How Traffic Management Systems Work: An Educational Guide to Urban Transport Control

Modern cities depend heavily on complex traffic management systems to keep vehicles moving smoothly, reduce congestion, and improve road safety. These systems represent a crucial intersection of infrastructure, engineering, operational design, and communications technologies. Understanding how they work provides insight into one of the most visible yet intricate real-world systems that impact daily life.

What Are Traffic Management Systems?

Traffic management systems (TMS) refer to the coordinated set of technologies, infrastructure, and operational strategies used to monitor, control, and optimize the flow of vehicles on road networks. They serve to reduce traffic jams, minimize accidents, improve emergency response times, and support sustainable urban mobility.

At their core, these systems rely on real-time data collection, communication networks, and automated control mechanisms that adjust traffic signals, manage information displays, and influence driver behavior.

Key Components of Traffic Management Systems

Traffic management systems combine various infrastructure and engineering elements, including:

• Detection Sensors: Devices such as inductive loop detectors, radar, infrared sensors, and cameras embedded in or above roads that collect data on vehicle presence, speed, and density.
• Traffic Control Centers (TCC): Centralized hubs where data is aggregated and analyzed. Operators and automated systems here make decisions to adjust traffic signals, ramp meters, and variable message signs.
• Traffic Signals and Controllers: Intelligent traffic lights that can change timing dynamically based on real-time conditions to optimize traffic flow.
• Communication Networks: Wired or wireless infrastructure that transmits data between sensors, control centers, and field devices quickly and reliably.
• Variable Message Signs (VMS): Electronic displays that provide real-time information to drivers about traffic conditions, delays, detours, and safety alerts.
• Traffic Management Software: Advanced algorithms and software platforms that analyze traffic patterns, predict congestion, and automate control decisions.

How Traffic Management Systems Work in Real-Time

The operation of a traffic management system can be broken down into a cyclical process:

1. Data Collection: Sensors installed along roadways continuously detect vehicle counts, speeds, and sometimes vehicle classification.
2. Data Transmission: This information is sent in real-time to the traffic control center via communication networks.
3. Data Analysis: Traffic management software processes the incoming data to assess traffic conditions, identify congestion hotspots, and predict traffic trends.
4. Decision Making: Based on analysis, the system or operators determine optimal traffic signal timing adjustments, route diversions, or other interventions to improve flow.
5. Implementation: Signals are adjusted, and VMS displays updated to guide drivers. Emergency protocols may also be activated if incidents are detected.
6. Feedback Loop: The cycle repeats continuously, allowing the system to adapt dynamically as conditions change.

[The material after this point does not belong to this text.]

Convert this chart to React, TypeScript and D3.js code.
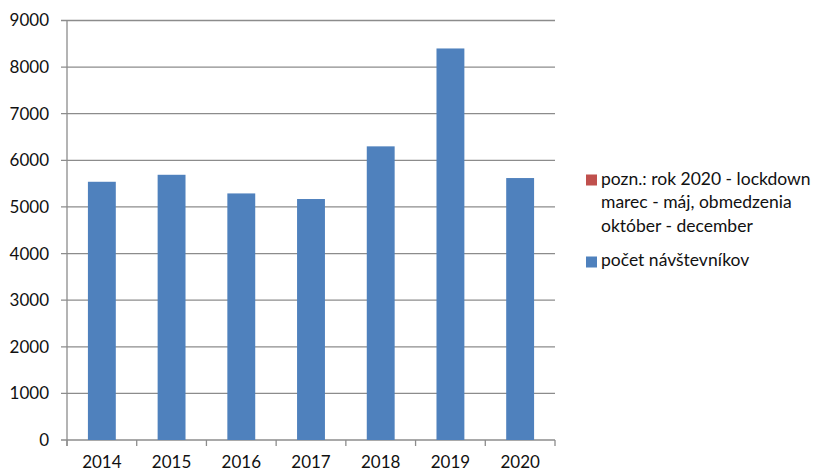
import React from "react";
import * as d3 from "d3";

const years = ["2014", "2015", "2016", "2017", "2018", "2019", "2020"];
const visitors = [5540, 5690, 5290, 5170, 6300, 8400, 5620];
const yTicks = [0, 1000, 2000, 3000, 4000, 5000, 6000, 7000, 8000, 9000];
const legendNote = ["pozn.: rok 2020 - lockdown", "marec - máj, obmedzenia", "október - december"];
const legendSeries = "počet návštevníkov";

const W = 815, H = 471;
const left = 67, right = 555, top = 20.5, bottom = 440;
const FONT = "Lato, 'Open Sans', sans-serif";

export default function App() {
  const x = d3.scaleBand().domain(years).range([left, right]).paddingInner(0.6).paddingOuter(0.3);
  const xb = d3.scaleBand().domain(years).range([left, right]);
  const y = d3.scaleLinear().domain([0, 9000]).range([bottom, top]);
  return (
    <svg width={W} height={H} style={{ position: "absolute", left: 0, top: 0, background: "#fff" }}>
      {yTicks.map((t) => (
        <g key={t}>
          <line x1={left - 6} x2={right} y1={y(t)} y2={y(t)} stroke="#8c8c8c" strokeWidth={1.3} />
          <text x={49} y={y(t)} dy="0.35em" textAnchor="end" fontFamily={FONT} fontSize={17} fill="#111">{t}</text>
        </g>
      ))}
      {years.map((yr, i) => (
        <rect key={yr} x={x(yr)} y={y(visitors[i])} width={x.bandwidth()} height={bottom - y(visitors[i])} fill="#4f81bd" />
      ))}
      <line x1={left} x2={left} y1={top} y2={bottom + 6} stroke="#8c8c8c" strokeWidth={1.3} />
      {[...years.map((yr) => xb(yr) as number), right].map((v, i) => (
        <line key={i} x1={v} x2={v} y1={bottom} y2={bottom + 6} stroke="#8c8c8c" strokeWidth={1.3} />
      ))}
      {years.map((yr) => (
        <text key={yr} x={(xb(yr) as number) + xb.bandwidth() / 2} y={468} textAnchor="middle" fontFamily={FONT} fontSize={17} fill="#111">{yr}</text>
      ))}
      <rect x={586} y={174.5} width={11} height={11} fill="#c0504d" />
      {legendNote.map((s, i) => (
        <text key={i} x={601} y={185 + i * 23.3} fontFamily={FONT} fontSize={17.5} fill="#111">{s}</text>
      ))}
      <rect x={586} y={256.5} width={11} height={11} fill="#4f81bd" />
      <text x={601} y={266} fontFamily={FONT} fontSize={17.5} fill="#111">{legendSeries}</text>
    </svg>
  );
}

Advanced Technologies Enhancing Traffic Management

Recent innovations have significantly increased the capability and efficiency of traffic management systems:

• Artificial Intelligence (AI) and Machine Learning: These technologies improve prediction accuracy, enable adaptive control, and optimize resource allocation.
• Connected Vehicle Technologies: Vehicles communicating directly with infrastructure (V2I) enable more precise traffic flow management and enhanced safety features.
• Automated Incident Detection: Cameras and sensors paired with AI quickly identify accidents, stalled vehicles, or road hazards to prompt faster response.
• Integration with Public Transit Systems: Coordinated control prioritizes buses or trams, improving overall urban mobility and reducing private vehicle use.

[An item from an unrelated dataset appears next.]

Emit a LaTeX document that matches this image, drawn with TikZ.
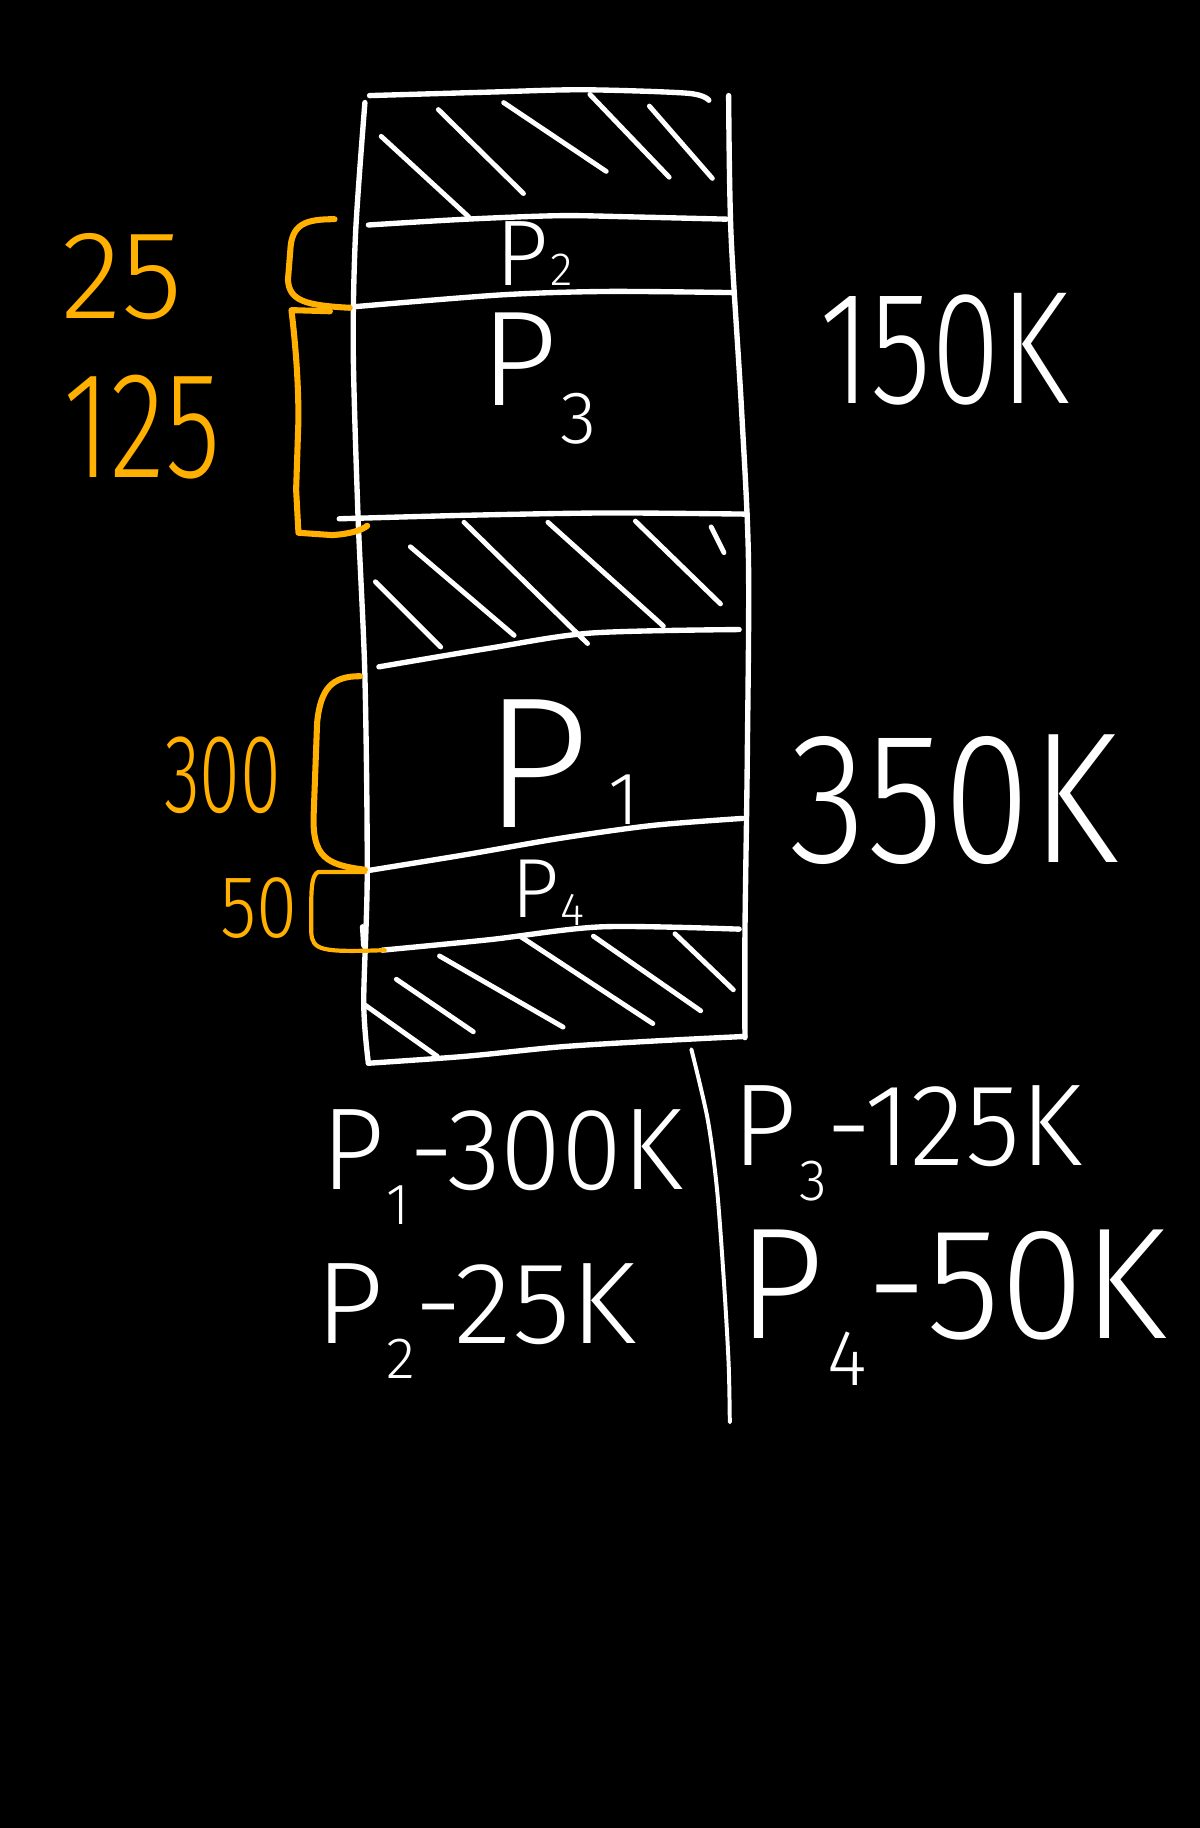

The Importance of Operational Design in Traffic Management

Operational design is fundamental to ensuring that the traffic management system functions effectively in the complex, ever-changing environment of city roads. This includes:

• System Scalability: Designing for ease of expansion as urban areas grow or traffic patterns evolve.
• Redundancy and Reliability: Incorporating backup systems and fail-safes to maintain control even during component failures.
• User-Centered Design: Providing clear, timely information to drivers and operators to support informed choices and safe behavior.
• Environmental Considerations: Using traffic management to reduce emissions and energy consumption by minimizing idling and stop-start traffic.

Conclusion

Traffic management systems are vital infrastructure systems that blend engineering, automation, and communications to keep urban transport networks functioning efficiently. By collecting real-time data, analyzing traffic conditions, and dynamically controlling signals and information systems, these operational systems help reduce congestion, enhance safety, and support sustainable city living.

Understanding how these systems work offers a glimpse into the intricate coordination and technology required behind the scenes of daily urban mobility. As cities continue to grow and evolve, traffic management systems will play an increasingly central role in shaping the future of transport infrastructure and engineering.